La législation communautaire prévoit que tous les Etats membres de l’UE sont considérés comme des « pays d’origine sûrs » en matière d’asile. Par conséquent, un citoyen de l’un des Etats membres de l’UE peut se voir refuser la protection du statut de réfugié, ou la protection complémentaire, dans un autre Etat membre de l’UE. Alors que les Roms de Hongrie n’ont pas obtenu l’asile en France, les Roms de République tchèque et de Hongrie l’ont demandé au Canada qui le leur a accordé. En 2008, 860 Roms de République tchèque ont demandé l’asile au Canada. 40 % d’entre eux ont obtenu le statut de réfugié. Au premier semestre 2009, le nombre de demandes d’asile adressées par des Roms tchèques au Canada a déjà dépassé un millier. En outre, un millier de Roms hongrois ont demandé la protection du Canada en 2008 et 2009.

De nombreux Roms n’ont pas même la possibilité de jouir du simple droit de circuler au sein de l’UE. La Directive dite « citoyens » de l’UE énonce que tout citoyen de l’UE a le droit de résider dans un Etat membre de l’UE pendant une période de trois mois sans autre formalité que d’être titulaire d’un passeport en cours de validité. Pour des séjours plus longs, la personne concernée doit pouvoir prouver qu’elle dispose de certains moyens financiers ou d’un emploi. La majorité des demandeurs d’asile roms ne remplissent pas ces conditions. Les Roms qui sont contraints de fuir leur pays d’origine se retrouvent donc dans une impasse et il ne leur reste plus qu’à demander l’asile dans un pays extérieur à l’UE, à devenir des migrants clandestins ou à rentrer dans leur pays et à faire face aux persécutions.

La vague de violence qui menace actuellement la vie, l’intégrité physique et les biens de nombreux Roms est étroitement liée à l’exclusion sociale, à la discrimination et au racisme auxquels ils continuent d’être en butte en Europe et bien que leur situation ait donné lieu, et continue de donner lieu, à de nombreux rapports émanant en particulier de l’Assemblée parlementaire, nous ne disposons pas d’une analyse actualisée de la situation des demandeurs d’asile roms en Europe.

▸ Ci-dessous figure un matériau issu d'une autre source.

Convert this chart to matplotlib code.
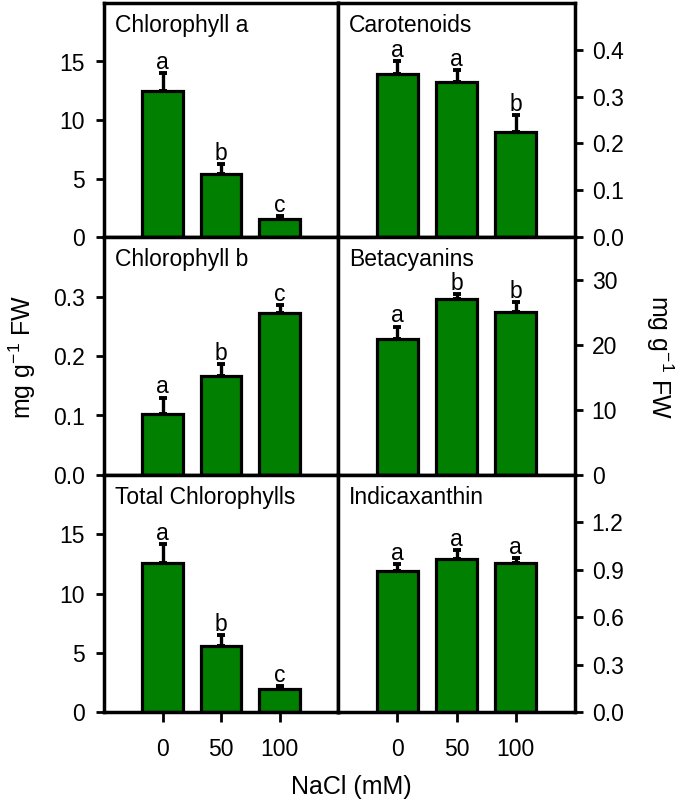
import numpy as np
import matplotlib
matplotlib.use('Agg')
import matplotlib.pyplot as plt

plt.rcParams['font.family'] = ['Liberation Sans', 'DejaVu Sans']
plt.rcParams['mathtext.default'] = 'regular'

nacl = ['0', '50', '100']

# values (mean, upper error)
chl_a = [12.47, 5.37, 1.56]
chl_a_err = [1.57, 0.85, 0.25]
chl_a_let = ['a', 'b', 'c']

carot = [0.349, 0.332, 0.225]
carot_err = [0.027, 0.024, 0.036]
carot_let = ['a', 'a', 'b']

chl_b = [0.103, 0.166, 0.273]
chl_b_err = [0.027, 0.020, 0.012]
chl_b_let = ['a', 'b', 'c']

betac = [20.97, 27.1, 25.1]
betac_err = [1.85, 0.75, 1.55]
betac_let = ['a', 'b', 'b']

chl_tot = [12.59, 5.57, 1.95]
chl_tot_err = [1.55, 0.93, 0.25]
chl_tot_let = ['a', 'b', 'c']

indic = [0.892, 0.966, 0.945]
indic_err = [0.046, 0.061, 0.031]
indic_let = ['a', 'a', 'a']

green = '#007f00'
lw_frame = 2.5

fig = plt.figure(figsize=(6.85, 8.05), dpi=100)

# panel boxes in pixels
W = 685.0
H = 805.0
cols_x = [(104, 338), (338, 575)]
rows_y = [(3, 237), (237, 475), (475, 712)]

panels = [
    # row, col, title, vals, errs, letters, ylim top, yticks, ticklabels
    (0, 0, 'Chlorophyll a', chl_a, chl_a_err, chl_a_let, 20, [0, 5, 10, 15], ['0', '5', '10', '15']),
    (0, 1, 'Carotenoids', carot, carot_err, carot_let, 0.5, [0, 0.1, 0.2, 0.3, 0.4], ['0.0', '0.1', '0.2', '0.3', '0.4']),
    (1, 0, 'Chlorophyll b', chl_b, chl_b_err, chl_b_let, 0.4, [0, 0.1, 0.2, 0.3], ['0.0', '0.1', '0.2', '0.3']),
    (1, 1, 'Betacyanins', betac, betac_err, betac_let, 36.6, [0, 10, 20, 30], ['0', '10', '20', '30']),
    (2, 0, 'Total Chlorophylls', chl_tot, chl_tot_err, chl_tot_let, 20, [0, 5, 10, 15], ['0', '5', '10', '15']),
    (2, 1, 'Indicaxanthin', indic, indic_err, indic_let, 1.5, [0, 0.3, 0.6, 0.9, 1.2], ['0.0', '0.3', '0.6', '0.9', '1.2']),
]

x = np.arange(1, 4)

for row, col, title, vals, errs, lets, ytop, yt, ytl in panels:
    x0, x1 = cols_x[col]
    y0, y1 = rows_y[row]
    ax = fig.add_axes([x0 / W, 1 - y1 / H, (x1 - x0) / W, (y1 - y0) / H])
    ax.bar(x, vals, width=0.7, color=green, edgecolor='black', linewidth=2.3, zorder=2)
    ax.errorbar(x, vals, yerr=[np.zeros(3), errs], fmt='none', ecolor='black',
                elinewidth=2.4, capsize=3, capthick=2.8, zorder=1)
    for xi, v, e, l in zip(x, vals, errs, lets):
        ax.annotate(l, (xi, v + e), xytext=(0, 3), textcoords='offset points',
                    ha='center', va='baseline', fontsize=16.5)
    ax.set_xlim(0, 4)
    ax.set_ylim(0, ytop)
    ax.set_yticks(yt)
    ax.set_yticklabels(ytl)
    ax.text(0.045, 0.955, title, transform=ax.transAxes, ha='left', va='top', fontsize=16.5)
    for s in ax.spines.values():
        s.set_linewidth(lw_frame)
    if col == 0:
        ax.tick_params(axis='y', left=True, right=False, labelleft=True, labelright=False,
                       direction='out', length=6, width=2, pad=8, labelsize=16.5)
    else:
        ax.tick_params(axis='y', left=False, right=True, labelleft=False, labelright=True,
                       direction='out', length=6, width=2, pad=6, labelsize=16.5)
    if row == 2:
        ax.set_xticks(x)
        ax.set_xticklabels(nacl)
        ax.tick_params(axis='x', direction='out', length=7, width=2, pad=12, labelsize=16.5)
    else:
        ax.set_xticks([])

fig.text(22 / W, 1 - 357 / H, 'mg g$^{-1}$ FW', rotation=90, ha='center', va='center', fontsize=18)
fig.text(660 / W, 1 - 357 / H, 'mg g$^{-1}$ FW', rotation=270, ha='center', va='center', fontsize=18)
fig.text(351 / W, 1 - 787 / H, 'NaCl (mM)', ha='center', va='center', fontsize=18)

fig.savefig('out.png', dpi=100)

Compte tenu de ce qui précède, l’Assemblée parlementaire du Conseil de l’Europe devrait :

i. exhorter les Etats membres du Conseil de l’Europe à respecter leurs obligations au titre de la Convention européenne des droits de l’homme, et notamment de son article 3, ainsi qu’à celui de la Convention de Genève de 1951 relative au statut des réfugiés et de son Protocole de 1967 relatif aux demandeurs d’asile roms ;
ii. recommander au Comité des Ministres du Conseil de l’Europe d’établir un groupe de travail chargé de s’attaquer d’urgence au problème des demandeurs d’asile roms, en particulier de ceux provenant de République tchèque, de Hongrie et de Slovaquie, afin de proposer un plan d’action pour une mise en œuvre immédiate ;
iii. inviter l’UE à réviser d’urgence ses règles sur les demandeurs d’asile qui sont citoyens de l’un des Etats membres de l’UE et qui déposent leur demande d’asile dans un autre pays, de manière à ce qu’ils puissent combattre la présomption de sécurité qui s’applique vis-à-vis des Etats membres de l’UE afin d’éviter de se retrouver dans l’impasse qu’engendrent les règles actuelles ;
iv. recommander à l’UE de réexaminer les critères énoncés dans sa Directive dite « citoyens » sur le droit de séjour des citoyens de l’UE dans un Etat membre de l’UE autre que celui dont ils sont ressortissants.
v. exhorter les Etats membres du Conseil de l’Europe à trouver des moyens d’héberger les Roms du Kosovo dont la demande d’asile dans un Etat membre a été rejetée et qui sont menacés d’expulsion vers le Kosovo ou la Serbie proprement dite et à ne pas les renvoyer dans leur pays d’origine tant que le HCR estime qu’ils ne peuvent pas le faire en toute sécurité ;
vi. inviter les Etats membres du Conseil de l’Europe à éradiquer toutes les formes de racisme à l’égard des Roms et la violence qui en découle et, afin de respecter l’Etat de droit, à veiller à ce que les auteurs de ces violences ne restent jamais impunis ;
vii. demander instamment aux Etats membres du Conseil de l’Europe de développer la compréhension et la communication entre les Roms et les non Roms, de veiller à ce que les médias ne servent pas à diffuser des discours de haine et d’intensifier leur action visant à mettre les Roms à l’abri de la pauvreté, de l’exclusion et de la discrimination.